Nambu’s work focuses on “spontaneous” symmetry violation, which describes how unstable, symmetrical systems can suddenly turn unsymmetrical. In 1960, Nambu was working on how spontaneous symmetry violation can cause substances to become superconducting when he discovered that the principle could also be extended to particle physics.
The importance of Nambu’s work becomes apparent when one considers that it underpins the mechanism for the Higgs boson — the particle that will likely be discovered at the Large Hadron Collider (LHC) in Europe after the machine begins taking data next year. Sometime in the very early universe, spontaneous symmetry violation caused the field of the Higgs boson to lose its symmetry, which is why all particles today have different masses.
At a stroke, Kobayashi and Maskawa predicted a mechanism extending the Standard Model to accommodate the matter–antimatter asymmetry Paul Harrison, University of Warwick
Tim Gershon of the University of Warwick in the UK says he is “thrilled” at the recognition of the three particle physicists. “Nambu’s work is a cornerstone of the Standard Model,” he explains. “With results from the LHC expected in the next few years, [the award] provides a timely reminder of the crucial insights into nature provided by Nambu.”

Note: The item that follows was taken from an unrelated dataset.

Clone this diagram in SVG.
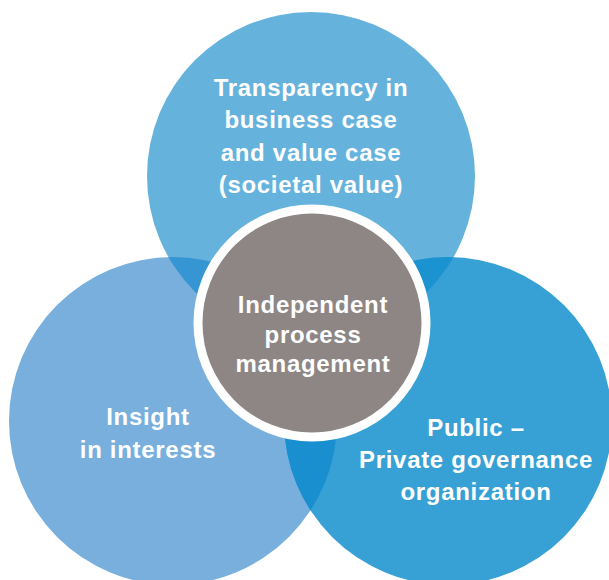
<svg xmlns="http://www.w3.org/2000/svg" width="609" height="580" viewBox="0 0 609 580">
  <style>
    .lbl { font-family: "Liberation Sans", Arial, sans-serif; font-weight: bold; font-size: 24px; letter-spacing: 0.7px; fill: #ffffff; text-anchor: middle; }
  </style>
  <defs>
    <clipPath id="clipTop"><circle cx="311" cy="176" r="164"/></clipPath>
    <clipPath id="clipLeft"><circle cx="173" cy="421" r="164"/></clipPath>
  </defs>
  <rect width="609" height="580" fill="#ffffff"/>

  <g id="node-transparency">
    <circle cx="311" cy="176" r="164" fill="#65b2dc"/>
  </g>
  <g id="node-insight">
    <circle cx="173" cy="421" r="164" fill="#78afdd"/>
  </g>
  <g id="node-governance">
    <circle cx="448" cy="421" r="164" fill="#37a1d6"/>
  </g>

  <!-- lens-shaped overlaps between the outer circles -->
  <g id="overlaps">
    <circle cx="173" cy="421" r="164" fill="#3696d4" clip-path="url(#clipTop)"/>
    <circle cx="448" cy="421" r="164" fill="#1b93d1" clip-path="url(#clipTop)"/>
    <circle cx="448" cy="421" r="164" fill="#1a8fcf" clip-path="url(#clipLeft)"/>
  </g>

  <g id="node-process">
    <circle cx="312" cy="323" r="114" fill="#8d8685" stroke="#ffffff" stroke-width="9"/>
  </g>

  <g id="labels">
    <text class="lbl" x="311" y="96">Transparency in</text>
    <text class="lbl" x="311" y="128">business case</text>
    <text class="lbl" x="311" y="161">and value case</text>
    <text class="lbl" x="311" y="193">(societal value)</text>

    <text class="lbl" x="313" y="313">Independent</text>
    <text class="lbl" x="313" y="343">process</text>
    <text class="lbl" x="313" y="372">management</text>

    <text class="lbl" x="148" y="425">Insight</text>
    <text class="lbl" x="148" y="458">in interests</text>

    <text class="lbl" x="476" y="436">Public –</text>
    <text class="lbl" x="476" y="468">Private governance</text>
    <text class="lbl" x="476" y="500">organization</text>
  </g>
</svg>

Gershon adds that the 1972 work of Maskawa and Kobayashi was an “astonishing insight”. “I would say that such a predictive theory is physics of the very best kind, and highly deserving of the Nobel Prize,” he continues. “The award also serves as recognition of the many theoretical and experimental physicists who have worked towards the successful tests of their theory — they are of course too many to name, or award prizes to, but they deserve at least a drink in celebration.”
Paul Harrison, also at Warwick, agrees that the awards are well-deserved. “At a stroke, Kobayashi and Maskawa predicted a mechanism extending the Standard Model to accommodate the matter–antimatter asymmetry, and predicted two new particles that together added five new fundamental constants to the laws of nature. It’s great news for flavour physics.”